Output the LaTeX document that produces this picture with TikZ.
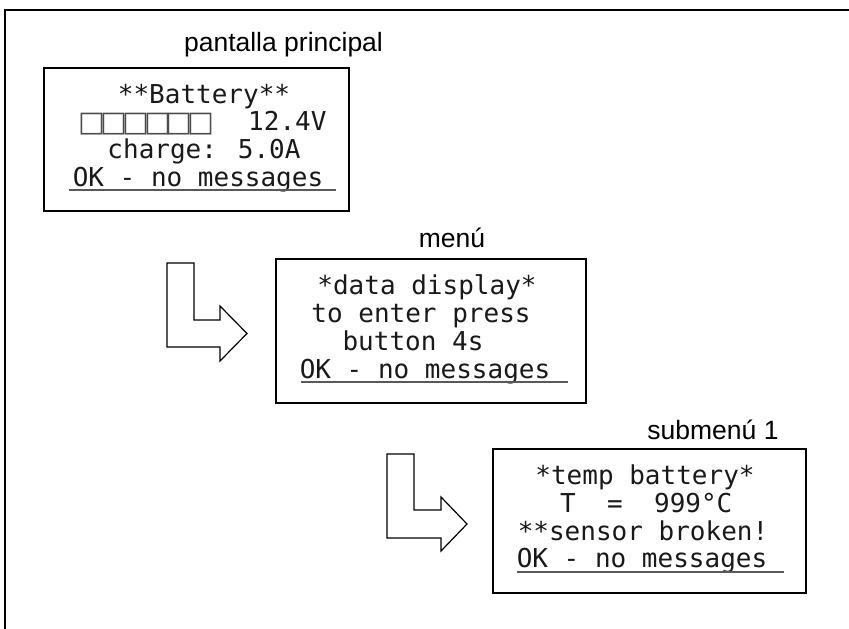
\documentclass[tikz,border=0pt]{standalone}
\usepackage{fontspec}
\setmainfont{Liberation Sans}
\newfontfamily\lcdfont{DejaVu Sans Mono}
\newfontfamily\symfont{DejaVu Sans}
\newcommand\lcdsq{\makebox[21.7pt]{\symfont\fontsize{28.5}{28.5}\selectfont □}}
\begin{document}
\begin{tikzpicture}[x=1pt,y=-1pt,
 lcdbox/.style={draw=black, line width=1.4pt, inner sep=0pt},
 lcd/.style={inner sep=0pt, anchor=base, font=\lcdfont\fontsize{26}{28}\selectfont, text=black!90},
 lbl/.style={inner sep=0pt, anchor=base, font=\fontsize{26.5}{30}\selectfont},
 uline/.style={draw=black!65, line width=1.5pt},
 barrow/.style={draw=black, line width=1.2pt, fill=white, line join=miter}]
\useasboundingbox (0,0) rectangle (849,629);
\draw[line width=2pt] (5.3,629) -- (5.3,10) -- (849,10);

% boxes
\node[lcdbox, minimum width=305pt, minimum height=143pt] (box1) at (196.5,139.5) {};
\node[lcdbox, minimum width=310pt, minimum height=144pt] (box2) at (431,331) {};
\node[lcdbox, minimum width=313pt, minimum height=144pt] (box3) at (649.5,521) {};

% labels
\node[lbl] (lab1) at (283.5,51) {pantalla principal};
\node[lbl] (lab2) at (452,247) {menú};
\node[lbl] (lab3) at (713,439) {submenú 1};

% box 1 text
\node[lcd] (b1a) at (204,103) {**Battery**};
\node[inner sep=0pt, anchor=base west, text=black!70, line width=1pt] (b1sq) at (81,131) {\lcdsq\lcdsq\lcdsq\lcdsq\lcdsq\lcdsq};
\node[lcd, anchor=base west] (b1b) at (248,130.6) {12.4V};
\node[lcd] (b1c) at (204,158.3) {charge: 5.0A};
\node[lcd] (b1d) at (198,186) {OK - no messages};
\coordinate (u1a) at (69,190); \coordinate (u1b) at (336,190);
\draw[uline] (u1a) -- (u1b);

% box 2 text
\node[lcd] (b2a) at (427,294.9) {*data display*};
\node[lcd] (b2b) at (421,322.6) {to enter press};
\node[lcd] (b2c) at (413,350.3) {button 4s};
\node[lcd] (b2d) at (425,378) {OK - no messages};
\coordinate (u2a) at (301,382); \coordinate (u2b) at (568,382);
\draw[uline] (u2a) -- (u2b);

% box 3 text
\node[lcd] (b3a) at (645,484) {*temp battery*};
\node[lcd, anchor=base west] (b3b) at (560,512) {T~~=~~999°C};
\node[lcd] (b3c) at (643,540) {**sensor broken!};
\node[lcd] (b3d) at (642,567.5) {OK - no messages};
\coordinate (u3a) at (517,572); \coordinate (u3b) at (784,572);
\draw[uline] (u3a) -- (u3b);

% block arrows
\draw[barrow] (167,263) -- (194,263) -- (194,320) -- (220,320) -- (220,306)
  -- (247,333.5) -- (220,361) -- (220,347) -- (167,347) -- cycle;
\draw[barrow] (387,454) -- (414,454) -- (414,510) -- (441,510) -- (441,497)
  -- (467,524) -- (441,551) -- (441,538) -- (387,538) -- cycle;
\end{tikzpicture}
\end{document}
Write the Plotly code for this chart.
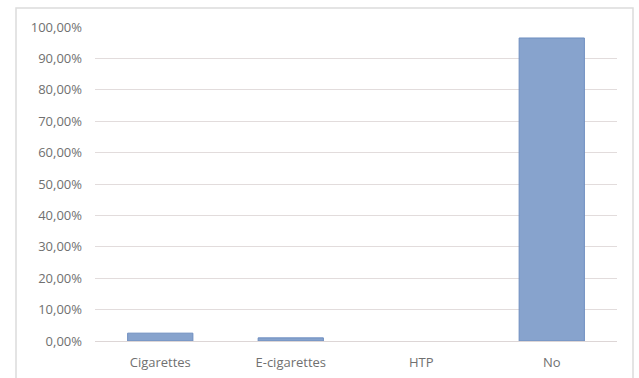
import plotly.graph_objects as go

categories = ["Cigarettes", "E-cigarettes", "HTP", "No"]
values = [2.5, 1.0, 0.0, 96.5]
tick_vals = [0, 10, 20, 30, 40, 50, 60, 70, 80, 90, 100]
tick_text = ["0,00%", "10,00%", "20,00%", "30,00%", "40,00%", "50,00%",
             "60,00%", "70,00%", "80,00%", "90,00%", "100,00%"]

fig = go.Figure()
fig.add_trace(go.Bar(
    x=categories, y=values,
    marker=dict(color="#87a3cd",
                line=dict(color="#6e8ec0", width=[0 if v == 0 else 1 for v in values])),
    width=0.5,
))

L, R, T, B = 95, 22, 27, 37
W, H = 639, 378
pw, ph = W - L - R, H - T - B
y_zero_px = H - B


def px_to_paper_y(y_px):
    return (y_zero_px - y_px) / ph


def px_to_paper_x(x_px):
    return (x_px - L) / pw


fig.update_layout(
    width=W, height=H,
    margin=dict(l=L, r=R, t=T, b=B),
    paper_bgcolor="white", plot_bgcolor="white",
    showlegend=False,
    font=dict(family="Open Sans, Liberation Sans, sans-serif", size=13, color="#707070"),
    xaxis=dict(showgrid=False, showline=True, linecolor="#ddd6d6", linewidth=1,
               ticks="", ticklabelstandoff=9, automargin=False,
               tickfont=dict(size=13, color="#707070")),
    yaxis=dict(range=[0, 100], tickvals=tick_vals, ticktext=tick_text,
               showgrid=True, gridcolor="#e2dcdc", gridwidth=1,
               zeroline=False, showline=False, ticks="",
               ticklabelstandoff=12, automargin=False,
               tickfont=dict(size=13, color="#707070")),
    shapes=[dict(type="rect", xref="paper", yref="paper",
                 x0=px_to_paper_x(16), x1=px_to_paper_x(633),
                 y0=px_to_paper_y(385), y1=px_to_paper_y(8),
                 line=dict(color="#dcdcdc", width=1.5), layer="below")],
)

fig.write_html("out.html")
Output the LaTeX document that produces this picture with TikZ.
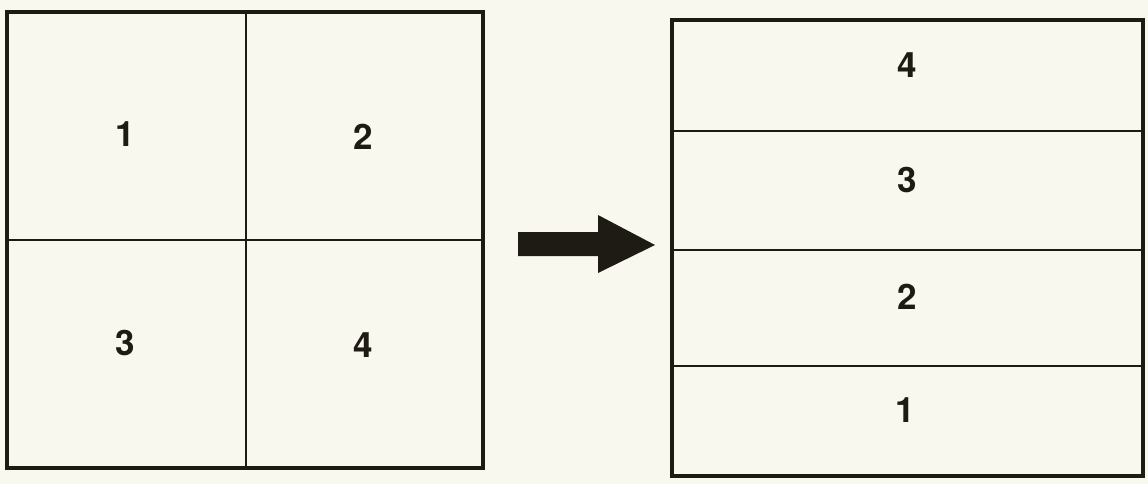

==========

All of the entries above should be duplicated exactly, except for the pictures.

Output the LaTeX document that produces this picture with TikZ.
\documentclass[tikz,border=0pt]{standalone}
\usepackage{fontspec}
\setmainfont{Liberation Sans}
\newfontfamily\lcdfont{DejaVu Sans Mono}
\newfontfamily\symfont{DejaVu Sans}
\newcommand\lcdsq{\makebox[21.7pt]{\symfont\fontsize{28.5}{28.5}\selectfont □}}
\begin{document}
\begin{tikzpicture}[x=1pt,y=-1pt,
 lcdbox/.style={draw=black, line width=1.4pt, inner sep=0pt},
 lcd/.style={inner sep=0pt, anchor=base, font=\lcdfont\fontsize{26}{28}\selectfont, text=black!90},
 lbl/.style={inner sep=0pt, anchor=base, font=\fontsize{26.5}{30}\selectfont},
 uline/.style={draw=black!65, line width=1.5pt},
 barrow/.style={draw=black, line width=1.2pt, fill=white, line join=miter}]
\useasboundingbox (0,0) rectangle (849,629);
\draw[line width=2pt] (5.3,629) -- (5.3,10) -- (849,10);

% boxes
\node[lcdbox, minimum width=305pt, minimum height=143pt] (box1) at (196.5,139.5) {};
\node[lcdbox, minimum width=310pt, minimum height=144pt] (box2) at (431,331) {};
\node[lcdbox, minimum width=313pt, minimum height=144pt] (box3) at (649.5,521) {};

% labels
\node[lbl] (lab1) at (283.5,51) {pantalla principal};
\node[lbl] (lab2) at (452,247) {menú};
\node[lbl] (lab3) at (713,439) {submenú 1};

% box 1 text
\node[lcd] (b1a) at (204,103) {**Battery**};
\node[inner sep=0pt, anchor=base west, text=black!70, line width=1pt] (b1sq) at (81,131) {\lcdsq\lcdsq\lcdsq\lcdsq\lcdsq\lcdsq};
\node[lcd, anchor=base west] (b1b) at (248,130.6) {12.4V};
\node[lcd] (b1c) at (204,158.3) {charge: 5.0A};
\node[lcd] (b1d) at (198,186) {OK - no messages};
\coordinate (u1a) at (69,190); \coordinate (u1b) at (336,190);
\draw[uline] (u1a) -- (u1b);

% box 2 text
\node[lcd] (b2a) at (427,294.9) {*data display*};
\node[lcd] (b2b) at (421,322.6) {to enter press};
\node[lcd] (b2c) at (413,350.3) {button 4s};
\node[lcd] (b2d) at (425,378) {OK - no messages};
\coordinate (u2a) at (301,382); \coordinate (u2b) at (568,382);
\draw[uline] (u2a) -- (u2b);

% box 3 text
\node[lcd] (b3a) at (645,484) {*temp battery*};
\node[lcd, anchor=base west] (b3b) at (560,512) {T~~=~~999°C};
\node[lcd] (b3c) at (643,540) {**sensor broken!};
\node[lcd] (b3d) at (642,567.5) {OK - no messages};
\coordinate (u3a) at (517,572); \coordinate (u3b) at (784,572);
\draw[uline] (u3a) -- (u3b);

% block arrows
\draw[barrow] (167,263) -- (194,263) -- (194,320) -- (220,320) -- (220,306)
  -- (247,333.5) -- (220,361) -- (220,347) -- (167,347) -- cycle;
\draw[barrow] (387,454) -- (414,454) -- (414,510) -- (441,510) -- (441,497)
  -- (467,524) -- (441,551) -- (441,538) -- (387,538) -- cycle;
\end{tikzpicture}
\end{document}
Write the Plotly code for this chart.
import plotly.graph_objects as go

categories = ["Cigarettes", "E-cigarettes", "HTP", "No"]
values = [2.5, 1.0, 0.0, 96.5]
tick_vals = [0, 10, 20, 30, 40, 50, 60, 70, 80, 90, 100]
tick_text = ["0,00%", "10,00%", "20,00%", "30,00%", "40,00%", "50,00%",
             "60,00%", "70,00%", "80,00%", "90,00%", "100,00%"]

fig = go.Figure()
fig.add_trace(go.Bar(
    x=categories, y=values,
    marker=dict(color="#87a3cd",
                line=dict(color="#6e8ec0", width=[0 if v == 0 else 1 for v in values])),
    width=0.5,
))

L, R, T, B = 95, 22, 27, 37
W, H = 639, 378
pw, ph = W - L - R, H - T - B
y_zero_px = H - B


def px_to_paper_y(y_px):
    return (y_zero_px - y_px) / ph


def px_to_paper_x(x_px):
    return (x_px - L) / pw


fig.update_layout(
    width=W, height=H,
    margin=dict(l=L, r=R, t=T, b=B),
    paper_bgcolor="white", plot_bgcolor="white",
    showlegend=False,
    font=dict(family="Open Sans, Liberation Sans, sans-serif", size=13, color="#707070"),
    xaxis=dict(showgrid=False, showline=True, linecolor="#ddd6d6", linewidth=1,
               ticks="", ticklabelstandoff=9, automargin=False,
               tickfont=dict(size=13, color="#707070")),
    yaxis=dict(range=[0, 100], tickvals=tick_vals, ticktext=tick_text,
               showgrid=True, gridcolor="#e2dcdc", gridwidth=1,
               zeroline=False, showline=False, ticks="",
               ticklabelstandoff=12, automargin=False,
               tickfont=dict(size=13, color="#707070")),
    shapes=[dict(type="rect", xref="paper", yref="paper",
                 x0=px_to_paper_x(16), x1=px_to_paper_x(633),
                 y0=px_to_paper_y(385), y1=px_to_paper_y(8),
                 line=dict(color="#dcdcdc", width=1.5), layer="below")],
)

fig.write_html("out.html")
Output the LaTeX document that produces this picture with TikZ.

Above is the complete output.